** start of Source data **
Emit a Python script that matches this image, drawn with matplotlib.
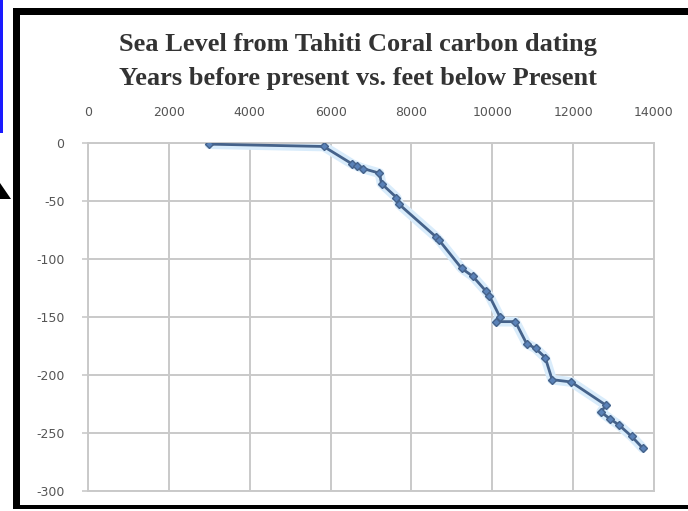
import numpy as np
import matplotlib
matplotlib.use("Agg")
import matplotlib.pyplot as plt
from matplotlib.patches import Rectangle, Polygon

plt.rcParams['axes.unicode_minus'] = False

# --- datos ---
title_lines = ["Sea Level from Tahiti Coral carbon dating",
               "Years before present vs. feet below Present"]
years = [3000, 5830, 6530, 6660, 6800, 7210, 7260, 7630, 7700, 8610, 8690,
         9240, 9520, 9850, 9930, 10190, 10100, 10570, 10850, 11070, 11310,
         11480, 11950, 12810, 12690, 12920, 13130, 13450, 13720]
depth = [-1, -3, -18, -20, -22, -26, -35, -47, -53, -81, -84,
         -108, -115, -128, -132, -150, -154, -154, -173, -177, -185,
         -204, -206, -226, -232, -238, -243, -253, -263]
xticks = [0, 2000, 4000, 6000, 8000, 10000, 12000, 14000]
yticks = [0, -50, -100, -150, -200, -250, -300]

W, H = 688, 511
fig = plt.figure(figsize=(W / 100, H / 100), dpi=100)


def px(x, y):
    # pixeles (origen arriba-izquierda) -> fraccion de figura
    return x / W, 1 - y / H


def rect_px(x0, y0, x1, y1, **kw):
    fx0, fy1 = px(x0, y1)
    fig.add_artist(Rectangle((fx0, fy1), (x1 - x0) / W, (y1 - y0) / H,
                             transform=fig.transFigure, **kw))


# marco negro y adornos del pantallazo
rect_px(13, 8, 20, 509, color='black', lw=0)
rect_px(13, 8, W, 15, color='black', lw=0)
rect_px(13, 505, W, 509, color='black', lw=0)
rect_px(0, 0, 3, 133, color='#1a1aff', lw=0)
tri = [px(0, 183), px(0, 199), px(11, 199)]
fig.add_artist(Polygon(tri, closed=True, transform=fig.transFigure,
                       color='black', lw=0))

# --- ejes ---
x0, x1, ytop, ybot = 88, 654, 143, 491
ax = fig.add_axes([x0 / W, 1 - ybot / H, (x1 - x0) / W, (ybot - ytop) / H])
ax.set_xlim(0, 14000)
ax.set_ylim(-300, 0)

grid_c = '#c9c9c9'
ax.set_xticks(xticks)
ax.set_yticks(yticks)
ax.grid(True, color=grid_c, lw=1.4)
ax.set_axisbelow(True)
for s in ax.spines.values():
    s.set_color(grid_c)
    s.set_linewidth(1.4)

ax.xaxis.tick_top()
ax.tick_params(axis='x', length=0, pad=17, labelsize=9, labelcolor='#555555')
ax.tick_params(axis='y', length=4, width=1.2, color=grid_c, pad=13,
               labelsize=9, labelcolor='#555555')

# halo claro + serie
ax.plot(years, depth, color='#d9ecfb', lw=7, solid_capstyle='round', zorder=2)
ax.plot(years, depth, color='#45628a', lw=2, marker='D', markersize=4.5,
        markerfacecolor='#5a82b8', markeredgecolor='#45628a', zorder=3)

# titulo
for txt, yc in zip(title_lines, [44, 78]):
    fx, fy = px(358, yc)
    fig.text(fx, fy, txt, ha='center', va='center', fontsize=19,
             fontweight='bold', family='Liberation Serif', color='#333333')

fig.savefig('out.png', dpi=100)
** end of Source data **
> Exercise description: Restate only the lines running from the start of the material above through the line containing "s.set_linewidth(1.4)", ends included. No pictures.

> Result of this task:
Emit a Python script that matches this image, drawn with matplotlib.
import numpy as np
import matplotlib
matplotlib.use("Agg")
import matplotlib.pyplot as plt
from matplotlib.patches import Rectangle, Polygon

plt.rcParams['axes.unicode_minus'] = False

# --- datos ---
title_lines = ["Sea Level from Tahiti Coral carbon dating",
               "Years before present vs. feet below Present"]
years = [3000, 5830, 6530, 6660, 6800, 7210, 7260, 7630, 7700, 8610, 8690,
         9240, 9520, 9850, 9930, 10190, 10100, 10570, 10850, 11070, 11310,
         11480, 11950, 12810, 12690, 12920, 13130, 13450, 13720]
depth = [-1, -3, -18, -20, -22, -26, -35, -47, -53, -81, -84,
         -108, -115, -128, -132, -150, -154, -154, -173, -177, -185,
         -204, -206, -226, -232, -238, -243, -253, -263]
xticks = [0, 2000, 4000, 6000, 8000, 10000, 12000, 14000]
yticks = [0, -50, -100, -150, -200, -250, -300]

W, H = 688, 511
fig = plt.figure(figsize=(W / 100, H / 100), dpi=100)


def px(x, y):
    # pixeles (origen arriba-izquierda) -> fraccion de figura
    return x / W, 1 - y / H


def rect_px(x0, y0, x1, y1, **kw):
    fx0, fy1 = px(x0, y1)
    fig.add_artist(Rectangle((fx0, fy1), (x1 - x0) / W, (y1 - y0) / H,
                             transform=fig.transFigure, **kw))


# marco negro y adornos del pantallazo
rect_px(13, 8, 20, 509, color='black', lw=0)
rect_px(13, 8, W, 15, color='black', lw=0)
rect_px(13, 505, W, 509, color='black', lw=0)
rect_px(0, 0, 3, 133, color='#1a1aff', lw=0)
tri = [px(0, 183), px(0, 199), px(11, 199)]
fig.add_artist(Polygon(tri, closed=True, transform=fig.transFigure,
                       color='black', lw=0))

# --- ejes ---
x0, x1, ytop, ybot = 88, 654, 143, 491
ax = fig.add_axes([x0 / W, 1 - ybot / H, (x1 - x0) / W, (ybot - ytop) / H])
ax.set_xlim(0, 14000)
ax.set_ylim(-300, 0)

grid_c = '#c9c9c9'
ax.set_xticks(xticks)
ax.set_yticks(yticks)
ax.grid(True, color=grid_c, lw=1.4)
ax.set_axisbelow(True)
for s in ax.spines.values():
    s.set_color(grid_c)
    s.set_linewidth(1.4)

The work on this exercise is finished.